William Somerset Maugham’s The Ant and the Grasshopper: The Literary Implication of Unmasking George’s True Nature
Abstract
In his 1938 autobiography, The Summing Up, Maugham makes a direct and lucid interpretation of how he observes life and its values as he says, “For art, if it is to be reckoned as one of the great values of life, must teach men humility, tolerance, wisdom, and magnanimity.” (1945, 303). The conventional way of teaching and adopting ‘value’ is shattered in Somerset Maugham’s short story The Ant and the Grasshopper. An autobiographical undertone clears the mystery of his intention as the story begins in the middle of a conversation between the writer himself and George, one of the characters in the story. Using literary devices like image, irony, and allusion, Maugham exerts his philosophy of defining value in the manner of unmasking the shell. Maugham rails against the labeled truth by alluding to Aesop’s fable. By reversing the story line, he showcases the paradoxes of life.
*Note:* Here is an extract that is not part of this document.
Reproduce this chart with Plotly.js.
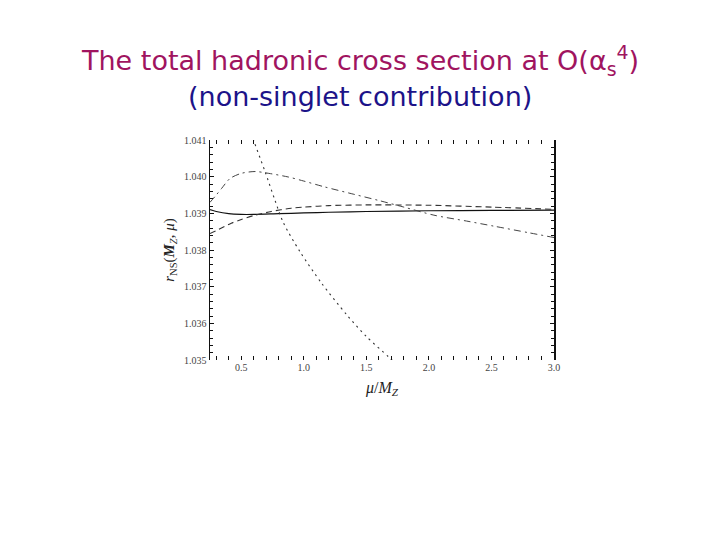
<!DOCTYPE html>
<html>
<head>
<meta charset="utf-8">
<script src="https://cdn.plot.ly/plotly-3.0.1.min.js"></script>
<style>html,body{margin:0;padding:0;background:#fff;}#chart{width:720px;height:540px;}</style>
</head>
<body>
<div id="chart"></div>
<script>
// Data
const xSolid = [0.25, 0.3, 0.4, 0.5, 0.6, 0.8, 1.0, 1.2, 1.5, 2.0, 2.5, 3.0];
const ySolid = [1.03910, 1.03905, 1.03899, 1.03897, 1.03897, 1.03899, 1.03901, 1.03903, 1.03905, 1.03907, 1.03908, 1.03909];

const xDashed = [0.25, 0.3, 0.42, 0.5, 0.6, 0.74, 0.9, 1.0, 1.2, 1.5, 2.0, 2.5, 3.0];
const yDashed = [1.03845, 1.03853, 1.03873, 1.03883, 1.03894, 1.03905, 1.03914, 1.03917, 1.03921, 1.03923, 1.03922, 1.03917, 1.03911];

const xDashDot = [0.25, 0.3, 0.343, 0.41, 0.5, 0.61, 0.72, 0.877, 1.0, 1.156, 1.4, 1.6, 1.8, 2.04, 2.3, 2.52, 2.8, 3.0];
const yDashDot = [1.0393, 1.0395, 1.03968, 1.03995, 1.04009, 1.04014, 1.04009, 1.03999, 1.03988, 1.03973, 1.03952, 1.03935, 1.03917, 1.03895, 1.03879, 1.03865, 1.03847, 1.03834];

const xDotted = [0.55, 0.6, 0.69, 0.77, 0.836, 0.97, 1.143, 1.344, 1.5, 1.676, 1.75];
const yDotted = [1.0415, 1.04098, 1.04014, 1.03935, 1.03875, 1.03795, 1.03709, 1.03623, 1.03564, 1.03509, 1.03485];

const titleLine1 = 'The total hadronic cross section at O(α<sub>s</sub><sup>4</sup>)';
const titleLine2 = '(non-singlet contribution)';
const xTitle = '<i>μ</i>/<i>M</i><sub><i>Z</i></sub>';
const yTitle = '<i>r</i><sub>NS</sub>(<b><i>M</i></b><sub><i>Z</i></sub>, <i>μ</i>)';

const mk = (x, y, dash, color, w) => ({
  x: x, y: y, type: 'scatter', mode: 'lines',
  line: {dash: dash, color: color, width: w, shape: 'spline', smoothing: 0.8},
  hoverinfo: 'skip', showlegend: false
});

const traces = [
  mk(xSolid, ySolid, 'solid', '#111', 1.2),
  mk(xDashed, yDashed, '6px,4px', '#333', 1.1),
  mk(xDashDot, yDashDot, '7px,4px,2px,4px', '#444', 1.0),
  mk(xDotted, yDotted, '2px,4px', '#333', 1.1)
];

const tickFont = {family: 'Liberation Serif, Times New Roman, serif', size: 10, color: '#444'};

const layout = {
  width: 720, height: 540,
  margin: {l: 210, r: 166, t: 140, b: 180},
  paper_bgcolor: '#fff', plot_bgcolor: '#fff',
  xaxis: {
    range: [0.25, 3.0], tick0: 0.5, dtick: 0.5, tickformat: '.1f',
    ticks: 'inside', ticklen: 4, tickwidth: 1, tickcolor: '#111',
    minor: {dtick: 0.1, tick0: 0.5, ticks: 'inside', ticklen: 4, tickwidth: 1, tickcolor: '#111'},
    mirror: 'ticks', showline: false, showgrid: false, zeroline: false,
    tickfont: tickFont,
    title: {text: xTitle, font: {family: 'Liberation Serif, serif', size: 16, color: '#222'}, standoff: 9}
  },
  yaxis: {
    range: [1.035, 1.041], tick0: 1.035, dtick: 0.001, tickformat: '.3f',
    ticks: 'inside', ticklen: 4, tickwidth: 1, tickcolor: '#111',
    minor: {dtick: 0.0002, ticks: 'inside', ticklen: 3, tickwidth: 1, tickcolor: '#111'},
    mirror: 'ticks', showline: true, linecolor: '#111', linewidth: 1.5,
    showgrid: false, zeroline: false,
    tickfont: tickFont,
    title: {text: yTitle, font: {family: 'Liberation Serif, serif', size: 15, color: '#222'}, standoff: 6}
  },
  annotations: [
    {text: titleLine1, xref: 'paper', yref: 'paper', x: 0.5, y: 1, xanchor: 'center', yanchor: 'middle',
     yshift: 140 - 60, showarrow: false,
     font: {family: 'DejaVu Sans, sans-serif', size: 27, color: '#a0145f'}},
    {text: titleLine2, xref: 'paper', yref: 'paper', x: 0.5, y: 1, xanchor: 'center', yanchor: 'middle',
     yshift: 140 - 96, showarrow: false,
     font: {family: 'DejaVu Sans, sans-serif', size: 27, color: '#1c1389'}}
  ]
};
// center annotations on the page rather than the plot area
layout.annotations.forEach(a => { a.x = (360 - 210) / (720 - 210 - 166); });

Plotly.newPlot('chart', traces, layout, {staticPlot: true, displayModeBar: false});
</script>
</body>
</html>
The multifaceted variations of the term ‘Truth’ are denoted in a rather amusing way through the depiction of the character Tom Ramsay. Influenced by Baroch Spinoza’s ethics, Maugham inverted the labeled definition. The implications made through the story endorse the freedom of the individual to be true to his or her nature. By weaving a dramatic and well-knit plot, Maugham intends to exhort lessons regarding human nature and circumstance to their nature and situations. The dramatic twist shown by inverting Aesop’s fable makes it an exemplary tale about individual tolerance, altruism, and understanding, which are, according to Maugham, the values to be nurtured and brought to perfection. This study attempts to show how George’s true nature and feelings are unveiled to expose the hypocrisy prevalent in the cosmopolitan urban world.